Further evidence that this is a mature cluster comes from observations of X-rays coming from CL J1449+0856 made with ESA’s XMM-Newton Space Observatory. The cluster is giving off X-rays that must be coming from a very hot cloud of tenuous gas filling the space between the galaxies and concentrated towards the center of the cluster. This is another sign of a mature galaxy cluster, held firmly together by its own gravity, as very young clusters have not had time to trap hot gas in this way.
As Gobat concludes: “These new results support the idea that mature clusters existed when the Universe was less than one quarter of its current age. Such clusters are expected to be very rare according to current theory, and we have been very lucky to spot one. But if further observations find many more then this may mean that our understanding of the early Universe needs to be revised.”
Notes
[1] The strange name refers to the object’s position in the sky.
[2] The galaxies appear red in the picture partly because they are thought to be mainly composed of cool, red stars. In addition the expansion of the Universe since the light left these remote systems has increased the wavelength of the light further so that it is mostly seen as infrared radiation when it gets to Earth.

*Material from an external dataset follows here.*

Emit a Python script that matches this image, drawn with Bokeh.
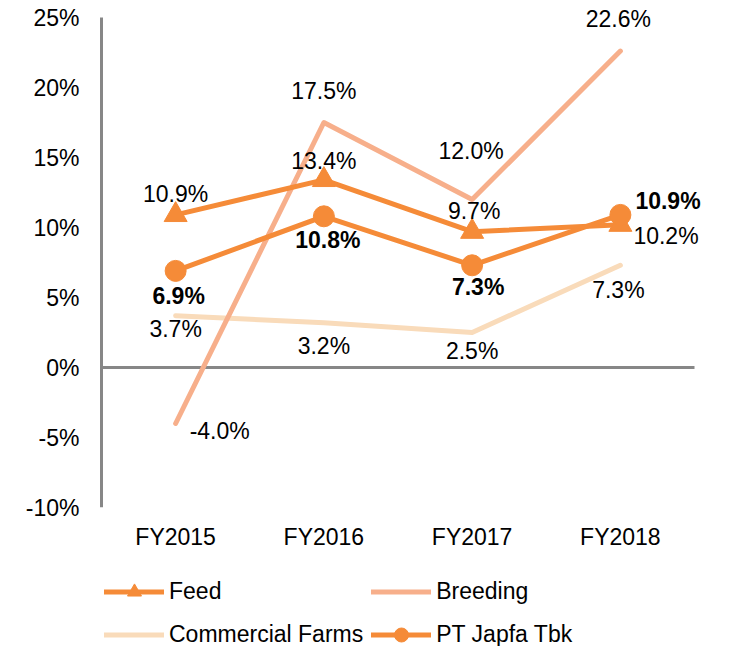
from bokeh.plotting import figure
from bokeh.layouts import column
from bokeh.models import (Range1d, FixedTicker, Legend, LegendItem, ColumnDataSource)
from bokeh.core.properties import value
from bokeh.embed import file_html
from bokeh.resources import INLINE

# ---- data ----
years = ["FY2015", "FY2016", "FY2017", "FY2018"]
feed = [10.9, 13.4, 9.7, 10.2]
breeding = [-4.0, 17.5, 12.0, 22.6]
commercial = [3.7, 3.2, 2.5, 7.3]
japfa = [6.9, 10.8, 7.3, 10.9]
y_ticks = [-10, -5, 0, 5, 10, 15, 20, 25]
series_names = ["Feed", "Breeding", "Commercial Farms", "PT Japfa Tbk"]

xs = list(range(len(years)))

# ---- styles ----
FONT = "Liberation Sans"
FS = "23px"
C_FEED = "#F58B38"
C_BREED = "#F7AF8B"
C_COMM = "#F9DBBA"
C_JAPFA = "#F58B38"
GRAY = "#878787"
LW = 5

x_lo = -0.5 - 3 / 148.25
x_hi = len(years) - 0.5 + 16 / 148.25
p = figure(x_range=Range1d(x_lo, x_hi),
           y_range=Range1d(y_ticks[0], y_ticks[-1] + 1), output_backend="svg",
           toolbar_location=None,
           min_border_left=98, min_border_right=11, min_border_top=3,
           min_border_bottom=60)
p.frame_width = 612
p.frame_height = 504
p.outline_line_color = None
p.grid.visible = False
p.background_fill_color = "white"

# axes
p.yaxis.ticker = FixedTicker(ticks=y_ticks)
p.yaxis.major_label_overrides = {t: f"{t}%" for t in y_ticks}
p.yaxis.axis_line_color = None
p.yaxis.major_tick_line_color = None
p.yaxis.minor_tick_line_color = None
p.yaxis.major_tick_out = 0
p.yaxis.major_tick_in = 0
p.yaxis.major_label_standoff = 19
p.yaxis.major_label_text_font = FONT
p.yaxis.major_label_text_font_size = FS
p.yaxis.major_label_text_color = "black"

p.xaxis.ticker = FixedTicker(ticks=xs)
p.xaxis.major_label_overrides = {i: y for i, y in zip(xs, years)}
p.xaxis.axis_line_color = None
p.xaxis.major_tick_line_color = None
p.xaxis.minor_tick_line_color = None
p.xaxis.major_tick_out = 0
p.xaxis.major_tick_in = 0
p.xaxis.major_label_standoff = 16
p.xaxis.major_label_text_font = FONT
p.xaxis.major_label_text_font_size = FS
p.xaxis.major_label_text_color = "black"

# axis line and zero line
p.segment(x0=[-0.5, -0.5], y0=[y_ticks[0], 0], x1=[-0.5, len(years) - 0.5],
          y1=[y_ticks[-1], 0], line_color=GRAY, line_width=3)

p.line(xs, commercial, line_color=C_COMM, line_width=LW, line_cap="round", line_join="round")
p.line(xs, breeding, line_color=C_BREED, line_width=LW, line_cap="round", line_join="round")
p.line(xs, feed, line_color=C_FEED, line_width=LW, line_cap="round", line_join="round")
p.scatter(xs, feed, marker="triangle", size=23, fill_color=C_FEED, line_color=C_FEED)
p.line(xs, japfa, line_color=C_JAPFA, line_width=LW, line_cap="round", line_join="round")
p.scatter(xs, japfa, marker="circle", size=21, fill_color=C_JAPFA, line_color=C_JAPFA)

def labels(vals, dx, dy, align, bold=False):
    src = ColumnDataSource(dict(x=xs, y=vals, t=[f"{v:.1f}%" for v in vals],
                                dx=dx, dy=dy, al=align))
    p.text(x="x", y="y", text="t", x_offset="dx", y_offset="dy", text_align="al",
           source=src, text_baseline="middle", text_font=value(FONT), text_font_size=FS,
           text_color="black", text_font_style="bold" if bold else "normal")

labels(feed, [0, 0, 2, 13], [-21, -19, -21, 11], ["center", "center", "center", "left"])
labels(japfa, [3, 4, 6, 15], [25, 24, 22, -14], ["center", "center", "center", "left"], bold=True)
labels(breeding, [14, 0, -1, -2], [7, -32, -49, -32], ["left", "center", "center", "center"])
labels(commercial, [0, 0, 0, -2], [13, 23, 18, 25], ["center", "center", "center", "center"])

# ---- legend strip below the chart ----
lg = figure(width=721, height=79, x_axis_location=None, y_axis_location=None,
            x_range=Range1d(0, 1), y_range=Range1d(0, 1),
            min_border=0, toolbar_location=None, output_backend="svg")
lg.outline_line_color = None
lg.grid.visible = False
nan = [float("nan")]
l_feed = lg.line(x=nan, y=nan, line_color=C_FEED, line_width=LW, line_cap="round")
m_feed = lg.scatter(x=nan, y=nan, marker="triangle", size=23, fill_color=C_FEED, line_color=C_FEED)
l_breed = lg.line(x=nan, y=nan, line_color=C_BREED, line_width=LW, line_cap="round")
l_comm = lg.line(x=nan, y=nan, line_color=C_COMM, line_width=LW, line_cap="round")
l_jap = lg.line(x=nan, y=nan, line_color=C_JAPFA, line_width=LW, line_cap="round")
m_jap = lg.scatter(x=nan, y=nan, marker="circle", size=21, fill_color=C_JAPFA, line_color=C_JAPFA)

legend = Legend(items=[
    LegendItem(label=series_names[0], renderers=[l_feed, m_feed]),
    LegendItem(label=series_names[2], renderers=[l_comm]),
    LegendItem(label=series_names[1], renderers=[l_breed]),
    LegendItem(label=series_names[3], renderers=[l_jap, m_jap]),
], ncols=2, location=(6, -6), orientation="vertical")
legend.label_text_font = FONT
legend.label_text_font_size = FS
legend.label_text_color = "black"
legend.glyph_width = 60
legend.glyph_height = 35
legend.label_standoff = 5
legend.spacing = 8
legend.padding = 2
legend.margin = 0
legend.border_line_color = None
legend.background_fill_alpha = 0
lg.add_layout(legend, "center")

open("out.html", "w").write(file_html(column(p, lg, spacing=0), INLINE))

[3] The astronomers measured the distance to the cluster by splitting the light up into its component colors in a spectrograph. They then compared this spectrum with one of a similar object in the nearby Universe. This allowed them to measure the redshift of the remote galaxies — how much the Universe has expanded since the light left the galaxies. The redshift was found to be 2.07, which means that the cluster is seen about three billion years after the Big Bang.